_Aim of the exercise_
Output the material beneath this task exactly, images excluded.
|---|
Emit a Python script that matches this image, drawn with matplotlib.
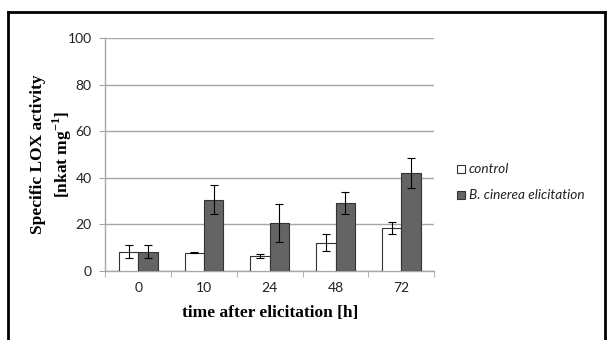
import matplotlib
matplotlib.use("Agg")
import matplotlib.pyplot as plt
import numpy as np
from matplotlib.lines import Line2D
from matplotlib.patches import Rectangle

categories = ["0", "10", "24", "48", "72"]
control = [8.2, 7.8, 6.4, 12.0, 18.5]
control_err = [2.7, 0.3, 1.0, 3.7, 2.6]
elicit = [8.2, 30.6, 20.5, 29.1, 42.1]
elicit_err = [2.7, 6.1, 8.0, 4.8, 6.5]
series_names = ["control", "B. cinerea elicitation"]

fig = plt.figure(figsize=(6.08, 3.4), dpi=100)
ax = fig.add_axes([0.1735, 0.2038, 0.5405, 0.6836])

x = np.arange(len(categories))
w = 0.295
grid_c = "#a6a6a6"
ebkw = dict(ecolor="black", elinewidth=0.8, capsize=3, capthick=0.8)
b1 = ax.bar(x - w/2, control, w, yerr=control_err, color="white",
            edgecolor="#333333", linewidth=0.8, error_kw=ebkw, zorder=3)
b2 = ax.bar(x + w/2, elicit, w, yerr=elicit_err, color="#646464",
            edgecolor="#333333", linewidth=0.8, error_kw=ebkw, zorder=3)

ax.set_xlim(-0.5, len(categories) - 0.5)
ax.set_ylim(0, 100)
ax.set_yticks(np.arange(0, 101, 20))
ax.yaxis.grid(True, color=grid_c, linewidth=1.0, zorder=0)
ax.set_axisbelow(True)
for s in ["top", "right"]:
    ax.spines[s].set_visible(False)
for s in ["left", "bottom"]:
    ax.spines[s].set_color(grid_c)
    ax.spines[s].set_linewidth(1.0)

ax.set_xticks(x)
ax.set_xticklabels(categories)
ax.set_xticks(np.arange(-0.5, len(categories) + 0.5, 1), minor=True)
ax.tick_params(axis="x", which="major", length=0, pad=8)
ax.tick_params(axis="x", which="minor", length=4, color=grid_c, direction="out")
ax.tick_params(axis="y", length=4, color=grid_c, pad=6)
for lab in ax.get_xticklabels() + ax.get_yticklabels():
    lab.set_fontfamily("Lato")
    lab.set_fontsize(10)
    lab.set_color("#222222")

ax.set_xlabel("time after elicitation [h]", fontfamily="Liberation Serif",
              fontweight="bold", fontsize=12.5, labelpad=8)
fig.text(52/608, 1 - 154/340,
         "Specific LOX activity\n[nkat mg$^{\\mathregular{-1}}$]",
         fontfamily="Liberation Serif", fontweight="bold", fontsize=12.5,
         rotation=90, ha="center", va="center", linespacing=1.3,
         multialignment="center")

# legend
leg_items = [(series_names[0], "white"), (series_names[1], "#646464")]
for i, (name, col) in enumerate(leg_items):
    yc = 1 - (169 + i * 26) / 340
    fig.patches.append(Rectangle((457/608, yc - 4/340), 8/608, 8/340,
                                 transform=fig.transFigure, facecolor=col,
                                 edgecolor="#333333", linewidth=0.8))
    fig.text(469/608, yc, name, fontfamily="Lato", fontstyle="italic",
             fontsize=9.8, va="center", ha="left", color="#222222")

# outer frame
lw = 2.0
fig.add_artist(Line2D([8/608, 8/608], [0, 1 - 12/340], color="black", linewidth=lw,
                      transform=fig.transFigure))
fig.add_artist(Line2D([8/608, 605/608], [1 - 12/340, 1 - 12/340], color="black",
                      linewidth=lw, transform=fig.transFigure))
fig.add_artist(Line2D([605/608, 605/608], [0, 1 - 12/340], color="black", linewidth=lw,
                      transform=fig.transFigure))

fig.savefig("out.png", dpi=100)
|---|
_Written response_
Emit a Python script that matches this image, drawn with matplotlib.
import matplotlib
matplotlib.use("Agg")
import matplotlib.pyplot as plt
import numpy as np
from matplotlib.lines import Line2D
from matplotlib.patches import Rectangle

categories = ["0", "10", "24", "48", "72"]
control = [8.2, 7.8, 6.4, 12.0, 18.5]
control_err = [2.7, 0.3, 1.0, 3.7, 2.6]
elicit = [8.2, 30.6, 20.5, 29.1, 42.1]
elicit_err = [2.7, 6.1, 8.0, 4.8, 6.5]
series_names = ["control", "B. cinerea elicitation"]

fig = plt.figure(figsize=(6.08, 3.4), dpi=100)
ax = fig.add_axes([0.1735, 0.2038, 0.5405, 0.6836])

x = np.arange(len(categories))
w = 0.295
grid_c = "#a6a6a6"
ebkw = dict(ecolor="black", elinewidth=0.8, capsize=3, capthick=0.8)
b1 = ax.bar(x - w/2, control, w, yerr=control_err, color="white",
            edgecolor="#333333", linewidth=0.8, error_kw=ebkw, zorder=3)
b2 = ax.bar(x + w/2, elicit, w, yerr=elicit_err, color="#646464",
            edgecolor="#333333", linewidth=0.8, error_kw=ebkw, zorder=3)

ax.set_xlim(-0.5, len(categories) - 0.5)
ax.set_ylim(0, 100)
ax.set_yticks(np.arange(0, 101, 20))
ax.yaxis.grid(True, color=grid_c, linewidth=1.0, zorder=0)
ax.set_axisbelow(True)
for s in ["top", "right"]:
    ax.spines[s].set_visible(False)
for s in ["left", "bottom"]:
    ax.spines[s].set_color(grid_c)
    ax.spines[s].set_linewidth(1.0)

ax.set_xticks(x)
ax.set_xticklabels(categories)
ax.set_xticks(np.arange(-0.5, len(categories) + 0.5, 1), minor=True)
ax.tick_params(axis="x", which="major", length=0, pad=8)
ax.tick_params(axis="x", which="minor", length=4, color=grid_c, direction="out")
ax.tick_params(axis="y", length=4, color=grid_c, pad=6)
for lab in ax.get_xticklabels() + ax.get_yticklabels():
    lab.set_fontfamily("Lato")
    lab.set_fontsize(10)
    lab.set_color("#222222")

ax.set_xlabel("time after elicitation [h]", fontfamily="Liberation Serif",
              fontweight="bold", fontsize=12.5, labelpad=8)
fig.text(52/608, 1 - 154/340,
         "Specific LOX activity\n[nkat mg$^{\\mathregular{-1}}$]",
         fontfamily="Liberation Serif", fontweight="bold", fontsize=12.5,
         rotation=90, ha="center", va="center", linespacing=1.3,
         multialignment="center")

# legend
leg_items = [(series_names[0], "white"), (series_names[1], "#646464")]
for i, (name, col) in enumerate(leg_items):
    yc = 1 - (169 + i * 26) / 340
    fig.patches.append(Rectangle((457/608, yc - 4/340), 8/608, 8/340,
                                 transform=fig.transFigure, facecolor=col,
                                 edgecolor="#333333", linewidth=0.8))
    fig.text(469/608, yc, name, fontfamily="Lato", fontstyle="italic",
             fontsize=9.8, va="center", ha="left", color="#222222")

# outer frame
lw = 2.0
fig.add_artist(Line2D([8/608, 8/608], [0, 1 - 12/340], color="black", linewidth=lw,
                      transform=fig.transFigure))
fig.add_artist(Line2D([8/608, 605/608], [1 - 12/340, 1 - 12/340], color="black",
                      linewidth=lw, transform=fig.transFigure))
fig.add_artist(Line2D([605/608, 605/608], [0, 1 - 12/340], color="black", linewidth=lw,
                      transform=fig.transFigure))

fig.savefig("out.png", dpi=100)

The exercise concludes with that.